What needs to be done :: Repeat the listing in full. Nothing may be added or left out.
□ □ □ □ □
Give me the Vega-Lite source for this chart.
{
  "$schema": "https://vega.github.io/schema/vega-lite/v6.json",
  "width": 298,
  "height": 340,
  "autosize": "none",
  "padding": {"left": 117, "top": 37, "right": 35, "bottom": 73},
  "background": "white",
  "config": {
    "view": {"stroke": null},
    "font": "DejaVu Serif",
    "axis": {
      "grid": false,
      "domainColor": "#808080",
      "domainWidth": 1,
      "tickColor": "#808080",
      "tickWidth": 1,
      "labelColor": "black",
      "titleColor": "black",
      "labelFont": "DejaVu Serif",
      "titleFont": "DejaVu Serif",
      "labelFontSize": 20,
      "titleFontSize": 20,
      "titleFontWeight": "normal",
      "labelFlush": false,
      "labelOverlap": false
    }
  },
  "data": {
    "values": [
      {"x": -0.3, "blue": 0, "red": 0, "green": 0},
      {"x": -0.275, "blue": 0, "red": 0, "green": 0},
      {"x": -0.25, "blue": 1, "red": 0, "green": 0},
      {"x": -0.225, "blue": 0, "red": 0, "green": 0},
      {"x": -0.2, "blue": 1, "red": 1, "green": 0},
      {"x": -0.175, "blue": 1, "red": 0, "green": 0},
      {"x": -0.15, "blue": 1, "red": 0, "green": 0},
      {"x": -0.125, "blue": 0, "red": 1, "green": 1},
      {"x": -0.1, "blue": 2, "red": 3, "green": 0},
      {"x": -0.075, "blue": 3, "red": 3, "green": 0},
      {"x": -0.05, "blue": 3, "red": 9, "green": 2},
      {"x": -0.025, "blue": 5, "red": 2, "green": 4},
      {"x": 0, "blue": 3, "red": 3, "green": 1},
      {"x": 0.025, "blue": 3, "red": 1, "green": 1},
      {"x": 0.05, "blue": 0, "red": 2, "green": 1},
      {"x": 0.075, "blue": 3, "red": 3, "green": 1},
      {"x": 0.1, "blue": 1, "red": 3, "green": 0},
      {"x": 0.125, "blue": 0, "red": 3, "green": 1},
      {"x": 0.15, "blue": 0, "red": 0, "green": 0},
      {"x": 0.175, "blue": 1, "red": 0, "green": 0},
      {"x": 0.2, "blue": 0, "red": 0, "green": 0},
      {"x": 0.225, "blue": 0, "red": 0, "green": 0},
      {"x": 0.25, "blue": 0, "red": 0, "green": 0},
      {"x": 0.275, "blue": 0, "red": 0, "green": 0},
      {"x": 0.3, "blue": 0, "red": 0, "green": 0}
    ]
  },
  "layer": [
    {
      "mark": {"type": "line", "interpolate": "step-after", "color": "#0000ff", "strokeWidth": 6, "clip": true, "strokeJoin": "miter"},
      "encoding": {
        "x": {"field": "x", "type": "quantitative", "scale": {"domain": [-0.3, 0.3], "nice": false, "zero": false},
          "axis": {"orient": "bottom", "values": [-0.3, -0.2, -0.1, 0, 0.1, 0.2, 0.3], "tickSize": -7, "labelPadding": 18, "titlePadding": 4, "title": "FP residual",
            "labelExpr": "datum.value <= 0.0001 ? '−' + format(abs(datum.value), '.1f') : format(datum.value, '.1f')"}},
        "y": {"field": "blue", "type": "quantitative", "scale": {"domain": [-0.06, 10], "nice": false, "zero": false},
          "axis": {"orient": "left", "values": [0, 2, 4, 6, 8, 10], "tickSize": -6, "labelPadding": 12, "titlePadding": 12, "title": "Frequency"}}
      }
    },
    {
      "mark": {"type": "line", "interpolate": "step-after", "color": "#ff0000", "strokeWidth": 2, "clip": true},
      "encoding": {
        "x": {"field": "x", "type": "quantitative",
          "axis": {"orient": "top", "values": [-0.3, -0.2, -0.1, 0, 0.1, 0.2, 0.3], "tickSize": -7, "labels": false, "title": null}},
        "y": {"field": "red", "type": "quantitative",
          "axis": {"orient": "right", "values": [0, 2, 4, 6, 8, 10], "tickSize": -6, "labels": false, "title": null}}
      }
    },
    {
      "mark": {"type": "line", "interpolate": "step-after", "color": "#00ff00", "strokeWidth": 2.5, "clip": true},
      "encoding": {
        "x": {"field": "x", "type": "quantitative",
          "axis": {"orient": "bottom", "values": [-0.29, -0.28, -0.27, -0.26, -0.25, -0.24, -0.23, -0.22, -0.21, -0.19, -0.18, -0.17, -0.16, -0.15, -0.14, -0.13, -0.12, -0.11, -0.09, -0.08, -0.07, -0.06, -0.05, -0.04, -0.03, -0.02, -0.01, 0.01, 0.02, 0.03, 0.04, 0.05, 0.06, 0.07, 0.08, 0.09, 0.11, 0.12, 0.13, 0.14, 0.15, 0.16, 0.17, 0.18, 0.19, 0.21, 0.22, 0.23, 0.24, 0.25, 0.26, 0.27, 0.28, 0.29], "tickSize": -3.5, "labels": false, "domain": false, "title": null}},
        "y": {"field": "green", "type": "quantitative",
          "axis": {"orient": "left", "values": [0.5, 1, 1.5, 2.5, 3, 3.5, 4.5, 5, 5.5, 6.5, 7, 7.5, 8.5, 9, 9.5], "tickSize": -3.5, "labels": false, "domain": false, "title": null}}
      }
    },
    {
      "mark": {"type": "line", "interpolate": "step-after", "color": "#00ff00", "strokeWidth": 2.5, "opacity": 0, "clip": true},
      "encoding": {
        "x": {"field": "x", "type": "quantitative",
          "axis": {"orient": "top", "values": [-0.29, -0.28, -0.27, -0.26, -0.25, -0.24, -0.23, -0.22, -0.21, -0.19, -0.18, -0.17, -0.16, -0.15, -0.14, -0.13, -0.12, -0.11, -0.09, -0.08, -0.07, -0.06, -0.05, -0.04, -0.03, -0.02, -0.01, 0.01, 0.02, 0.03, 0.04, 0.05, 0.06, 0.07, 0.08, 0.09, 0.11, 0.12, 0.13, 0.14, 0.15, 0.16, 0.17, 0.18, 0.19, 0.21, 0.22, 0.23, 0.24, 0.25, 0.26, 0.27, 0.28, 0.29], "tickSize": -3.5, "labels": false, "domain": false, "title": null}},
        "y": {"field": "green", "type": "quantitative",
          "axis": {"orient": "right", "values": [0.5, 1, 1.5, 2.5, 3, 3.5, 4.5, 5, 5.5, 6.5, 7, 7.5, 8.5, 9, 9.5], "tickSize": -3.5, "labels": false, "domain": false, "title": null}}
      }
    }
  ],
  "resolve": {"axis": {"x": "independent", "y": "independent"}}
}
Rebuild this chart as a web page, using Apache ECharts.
□ □ □ □ □
Worked solution ::
Give me the Vega-Lite source for this chart.
{
  "$schema": "https://vega.github.io/schema/vega-lite/v6.json",
  "width": 298,
  "height": 340,
  "autosize": "none",
  "padding": {"left": 117, "top": 37, "right": 35, "bottom": 73},
  "background": "white",
  "config": {
    "view": {"stroke": null},
    "font": "DejaVu Serif",
    "axis": {
      "grid": false,
      "domainColor": "#808080",
      "domainWidth": 1,
      "tickColor": "#808080",
      "tickWidth": 1,
      "labelColor": "black",
      "titleColor": "black",
      "labelFont": "DejaVu Serif",
      "titleFont": "DejaVu Serif",
      "labelFontSize": 20,
      "titleFontSize": 20,
      "titleFontWeight": "normal",
      "labelFlush": false,
      "labelOverlap": false
    }
  },
  "data": {
    "values": [
      {"x": -0.3, "blue": 0, "red": 0, "green": 0},
      {"x": -0.275, "blue": 0, "red": 0, "green": 0},
      {"x": -0.25, "blue": 1, "red": 0, "green": 0},
      {"x": -0.225, "blue": 0, "red": 0, "green": 0},
      {"x": -0.2, "blue": 1, "red": 1, "green": 0},
      {"x": -0.175, "blue": 1, "red": 0, "green": 0},
      {"x": -0.15, "blue": 1, "red": 0, "green": 0},
      {"x": -0.125, "blue": 0, "red": 1, "green": 1},
      {"x": -0.1, "blue": 2, "red": 3, "green": 0},
      {"x": -0.075, "blue": 3, "red": 3, "green": 0},
      {"x": -0.05, "blue": 3, "red": 9, "green": 2},
      {"x": -0.025, "blue": 5, "red": 2, "green": 4},
      {"x": 0, "blue": 3, "red": 3, "green": 1},
      {"x": 0.025, "blue": 3, "red": 1, "green": 1},
      {"x": 0.05, "blue": 0, "red": 2, "green": 1},
      {"x": 0.075, "blue": 3, "red": 3, "green": 1},
      {"x": 0.1, "blue": 1, "red": 3, "green": 0},
      {"x": 0.125, "blue": 0, "red": 3, "green": 1},
      {"x": 0.15, "blue": 0, "red": 0, "green": 0},
      {"x": 0.175, "blue": 1, "red": 0, "green": 0},
      {"x": 0.2, "blue": 0, "red": 0, "green": 0},
      {"x": 0.225, "blue": 0, "red": 0, "green": 0},
      {"x": 0.25, "blue": 0, "red": 0, "green": 0},
      {"x": 0.275, "blue": 0, "red": 0, "green": 0},
      {"x": 0.3, "blue": 0, "red": 0, "green": 0}
    ]
  },
  "layer": [
    {
      "mark": {"type": "line", "interpolate": "step-after", "color": "#0000ff", "strokeWidth": 6, "clip": true, "strokeJoin": "miter"},
      "encoding": {
        "x": {"field": "x", "type": "quantitative", "scale": {"domain": [-0.3, 0.3], "nice": false, "zero": false},
          "axis": {"orient": "bottom", "values": [-0.3, -0.2, -0.1, 0, 0.1, 0.2, 0.3], "tickSize": -7, "labelPadding": 18, "titlePadding": 4, "title": "FP residual",
            "labelExpr": "datum.value <= 0.0001 ? '−' + format(abs(datum.value), '.1f') : format(datum.value, '.1f')"}},
        "y": {"field": "blue", "type": "quantitative", "scale": {"domain": [-0.06, 10], "nice": false, "zero": false},
          "axis": {"orient": "left", "values": [0, 2, 4, 6, 8, 10], "tickSize": -6, "labelPadding": 12, "titlePadding": 12, "title": "Frequency"}}
      }
    },
    {
      "mark": {"type": "line", "interpolate": "step-after", "color": "#ff0000", "strokeWidth": 2, "clip": true},
      "encoding": {
        "x": {"field": "x", "type": "quantitative",
          "axis": {"orient": "top", "values": [-0.3, -0.2, -0.1, 0, 0.1, 0.2, 0.3], "tickSize": -7, "labels": false, "title": null}},
        "y": {"field": "red", "type": "quantitative",
          "axis": {"orient": "right", "values": [0, 2, 4, 6, 8, 10], "tickSize": -6, "labels": false, "title": null}}
      }
    },
    {
      "mark": {"type": "line", "interpolate": "step-after", "color": "#00ff00", "strokeWidth": 2.5, "clip": true},
      "encoding": {
        "x": {"field": "x", "type": "quantitative",
          "axis": {"orient": "bottom", "values": [-0.29, -0.28, -0.27, -0.26, -0.25, -0.24, -0.23, -0.22, -0.21, -0.19, -0.18, -0.17, -0.16, -0.15, -0.14, -0.13, -0.12, -0.11, -0.09, -0.08, -0.07, -0.06, -0.05, -0.04, -0.03, -0.02, -0.01, 0.01, 0.02, 0.03, 0.04, 0.05, 0.06, 0.07, 0.08, 0.09, 0.11, 0.12, 0.13, 0.14, 0.15, 0.16, 0.17, 0.18, 0.19, 0.21, 0.22, 0.23, 0.24, 0.25, 0.26, 0.27, 0.28, 0.29], "tickSize": -3.5, "labels": false, "domain": false, "title": null}},
        "y": {"field": "green", "type": "quantitative",
          "axis": {"orient": "left", "values": [0.5, 1, 1.5, 2.5, 3, 3.5, 4.5, 5, 5.5, 6.5, 7, 7.5, 8.5, 9, 9.5], "tickSize": -3.5, "labels": false, "domain": false, "title": null}}
      }
    },
    {
      "mark": {"type": "line", "interpolate": "step-after", "color": "#00ff00", "strokeWidth": 2.5, "opacity": 0, "clip": true},
      "encoding": {
        "x": {"field": "x", "type": "quantitative",
          "axis": {"orient": "top", "values": [-0.29, -0.28, -0.27, -0.26, -0.25, -0.24, -0.23, -0.22, -0.21, -0.19, -0.18, -0.17, -0.16, -0.15, -0.14, -0.13, -0.12, -0.11, -0.09, -0.08, -0.07, -0.06, -0.05, -0.04, -0.03, -0.02, -0.01, 0.01, 0.02, 0.03, 0.04, 0.05, 0.06, 0.07, 0.08, 0.09, 0.11, 0.12, 0.13, 0.14, 0.15, 0.16, 0.17, 0.18, 0.19, 0.21, 0.22, 0.23, 0.24, 0.25, 0.26, 0.27, 0.28, 0.29], "tickSize": -3.5, "labels": false, "domain": false, "title": null}},
        "y": {"field": "green", "type": "quantitative",
          "axis": {"orient": "right", "values": [0.5, 1, 1.5, 2.5, 3, 3.5, 4.5, 5, 5.5, 6.5, 7, 7.5, 8.5, 9, 9.5], "tickSize": -3.5, "labels": false, "domain": false, "title": null}}
      }
    }
  ],
  "resolve": {"axis": {"x": "independent", "y": "independent"}}
}
Rebuild this chart as a web page, using Apache ECharts.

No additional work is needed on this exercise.